Abstract

We demonstrate that one- (1D) and two-dimensional (2D) 109Ag NMR is well suited to study diffusion in crystalline and glassy silver ion conductors. In 1D 109Ag NMR, especially when applying magic angle spinning, the local environments of the silver sites can be characterized. 2D 109Ag NMR allows one to record two-time correlation functions which directly monitor dynamics of single silver ions. These techniques are used to elucidate microscopic properties of polycrystalline Ag 7P 3S 11. In this silver ion conductor, Ag + motion results in non-exponential correlation functions which decay to a finite plateau value. At all temperatures, the data are well described by a modified Kohlrausch function f( t)=(1− C)exp[−( t/ τ) β ]+ C, where β≈0.42 and and C≈0.12. The temperature dependence of the mean correlation time 〈 τ〉 obeys an Arrhenius law with activation energy E a=0.37 eV. Our results indicate that 109Ag NMR probes elementary silver ion jumps which are the basis of macroscopic ion transport.

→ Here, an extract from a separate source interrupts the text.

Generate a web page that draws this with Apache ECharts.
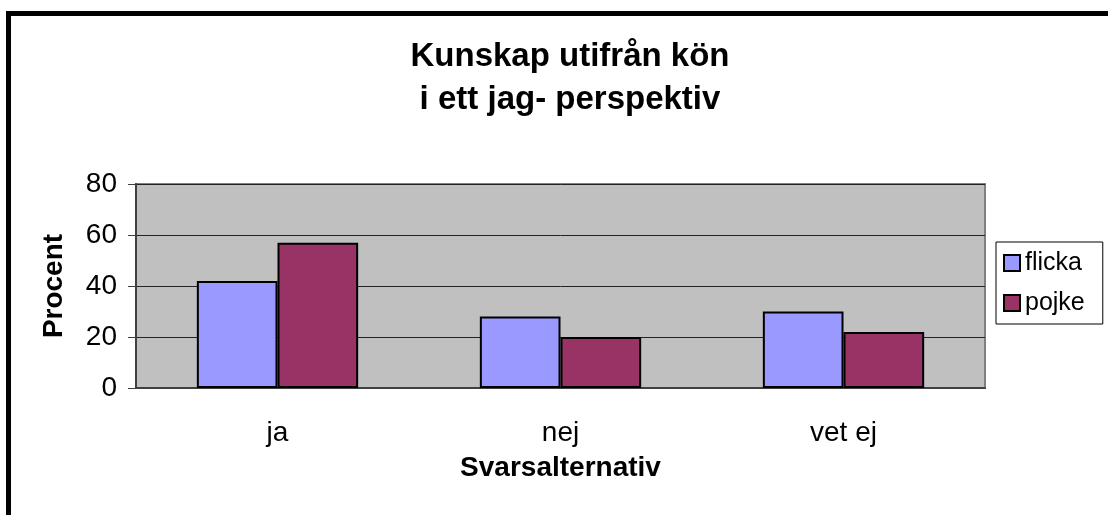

In addition, we investigate for the first time dynamics in glassy ion conductors by means of 2D NMR. In the glasses (AgI) 0.3–(AgPO 3) 0.7 and (AgI) 0.3–(1/3)(Ag 4P 2O 7) 0.7 glasses, silver motion manifests itself in correlation functions which decay in an extremely stretched manner, i.e., β=0.21, to C=0. Hence, there is no evidence for domain segregation into silver phosphate glass and AgI clusters, in which case a bimodal rate distribution would be expected.